Both NV Energy utilities have filed proposals to allow grandfathering — at the retail net-metering rate — for net-metering customers who either installed an eligible DG system or received interconnection approval prior to December 31, 2015. Under the proposal, those customers would remain — for a 20-year period — on the net-metering rate available prior to the adoption of revisions made by S.B. 374 of 2015. According to Nevada Power’s and Sierra Pacific Power’s filings, this action would affect a total of approximately 32,000 solar customers.
However, the two utilities’ filings state that “action should be taken to protect Nevada consumers” from “unregulated private solar developers.” The filings also state that “the risk that unregulated … energy service providers and private solar developers will continue these practices in the future … must be reduced through the passage of legislation specific to private solar, energy services marketing and installation practices.”

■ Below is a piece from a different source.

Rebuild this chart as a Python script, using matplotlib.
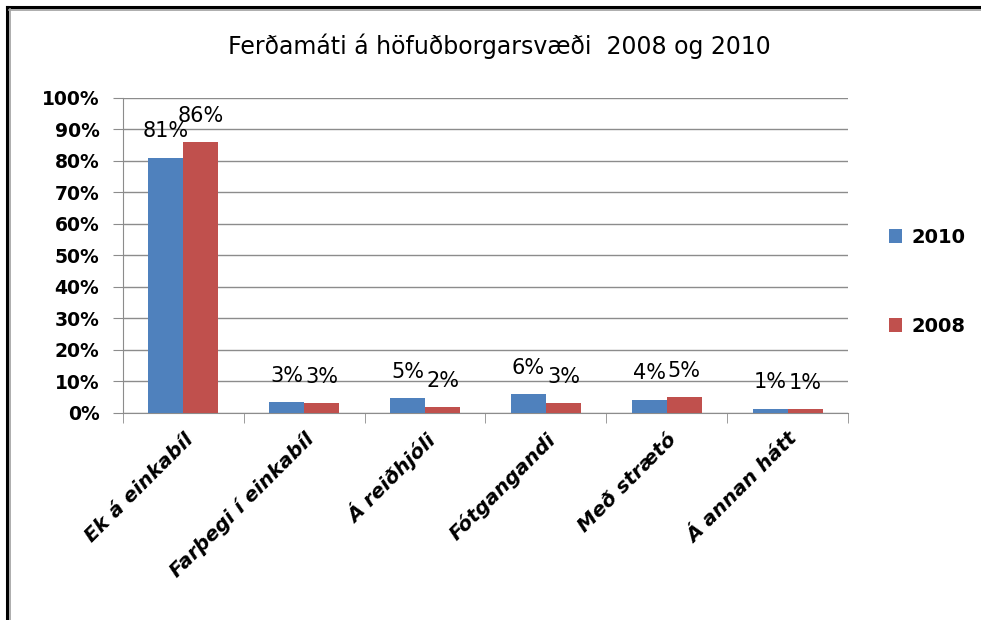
import matplotlib
matplotlib.use("Agg")
import matplotlib.pyplot as plt
from matplotlib.ticker import PercentFormatter
from matplotlib.lines import Line2D
import numpy as np

# Ferðamáti, hlutfall (%)
flokkar = ["Ek á einkabíl", "Farþegi í einkabíl", "Á reiðhjóli",
           "Fótgangandi", "Með strætó", "Á annan hátt"]
ar_2010 = [81, 3.4, 4.7, 5.9, 4.2, 1.4]
ar_2008 = [86, 3.1, 1.8, 3.1, 5.1, 1.2]
merki_2010 = ["81%", "3%", "5%", "6%", "4%", "1%"]
merki_2008 = ["86%", "3%", "2%", "3%", "5%", "1%"]

BLAR = "#4F81BD"
RAUDUR = "#C0504D"
GRAR = "#8C8C8C"

plt.rcParams["font.family"] = ["DejaVu Sans"]

fig = plt.figure(figsize=(9.81, 6.2), dpi=100)
ax = fig.add_axes([0.1254, 0.3339, 0.7390, 0.5081])

x = np.arange(len(flokkar))
b = 0.29
s1 = ax.bar(x - b / 2, ar_2010, b, color=BLAR, label="2010", zorder=3)
s2 = ax.bar(x + b / 2, ar_2008, b, color=RAUDUR, label="2008", zorder=3)

for stika, texti in zip(s1, merki_2010):
    ax.annotate(texti, (stika.get_x() + stika.get_width() / 2, stika.get_height()),
                xytext=(0, 19), textcoords="offset points", ha="center", va="center",
                fontsize=15)
for stika, texti in zip(s2, merki_2008):
    ax.annotate(texti, (stika.get_x() + stika.get_width() / 2, stika.get_height()),
                xytext=(0, 19), textcoords="offset points", ha="center", va="center",
                fontsize=15)

ax.set_xlim(-0.5, len(flokkar) - 0.5)
ax.set_ylim(0, 100)
ax.set_yticks(np.arange(0, 101, 10))
ax.yaxis.set_major_formatter(PercentFormatter(decimals=0))
ax.grid(axis="y", color=GRAR, linewidth=1, zorder=0)

ax.set_xticks(x)
ax.set_xticklabels(flokkar, rotation=45, ha="right", rotation_mode="anchor",
                   fontsize=14.5, fontweight="bold", fontstyle="italic")
ax.set_xticks(np.arange(-0.5, len(flokkar), 1), minor=True)
ax.tick_params(axis="x", which="major", length=0, pad=12)
ax.tick_params(axis="x", which="minor", length=7, color=GRAR, direction="out")
ax.tick_params(axis="y", length=7, color=GRAR, labelsize=13.5, pad=10)
for lbl in ax.get_yticklabels():
    lbl.set_fontweight("bold")

for hlid in ["top", "right"]:
    ax.spines[hlid].set_visible(False)
ax.spines["left"].set_color(GRAR)
ax.spines["bottom"].set_color(GRAR)

fig.text(0.509, 0.925, "Ferðamáti á höfuðborgarsvæði  2008 og 2010",
         ha="center", va="center", fontsize=17)

fig.legend(handles=[s1, s2], loc="center left", bbox_to_anchor=(0.888, 0.545),
           frameon=False, prop={"size": 14, "weight": "bold"},
           handlelength=0.7, handleheight=0.7, handletextpad=0.5, labelspacing=3.6)

# rammi vinstra megin og að ofan
fig.add_artist(Line2D([7 / 981, 7 / 981], [0, 1 - 7 / 620], color="black", linewidth=2.2,
                      transform=fig.transFigure))
fig.add_artist(Line2D([7 / 981, 1], [1 - 7 / 620, 1 - 7 / 620], color="black", linewidth=2.2,
                      transform=fig.transFigure))
fig.add_artist(Line2D([9.5 / 981, 9.5 / 981], [0, 1 - 9 / 620], color="#A0A0A0", linewidth=1.2,
                      transform=fig.transFigure))
fig.add_artist(Line2D([9 / 981, 1], [1 - 9.5 / 620, 1 - 9.5 / 620], color="#A0A0A0",
                      linewidth=1.2, transform=fig.transFigure))

fig.savefig("out.png", dpi=100)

The two utilities filed supplemental information (as requested by the Public Utilities Commission of Nevada) clarifying that their proposal would allow customers to reactivate net-metering applications that were active on December 31, 2015, but subsequently withdrawn, expired or canceled. A total of 2,850 customers fall into these categories, but the number of expired applications “increases daily,” according to the filing.
In a highly contentious case that attracted national attention, the PUC issued decisions in late 2015 and early 2016 approving the transition of all net-metering customers — including existing net-metering customers — to a new rate structure over the next 12 years, in order to “eliminate unreasonable cost shifts between ratepayers without resulting in any additional profits to NV Energy.” The absence of a grandfathering provision for existing net-metering customers has spawned numerous lawsuits.
The revisions approved by the PUC for net-metering customers include:
- Creating separate ratepayer classes for all net-metering customers (including existing net-metering customers), to eliminate “subsidies.”
- Raising the fixed monthly customer charge and lowering the volumetric energy rate.
Compensating excess energy (i.e., exports) generated by net-metering customers at the utility’s avoided-cost rate.
- Creating optional TOU rate for NEM customers.
However, the PUC rejected the establishment of demand charges for residential and smaller commercial net-metering customers. Both NV Energy utilities had supported imposing a demand charge on net-metering customers.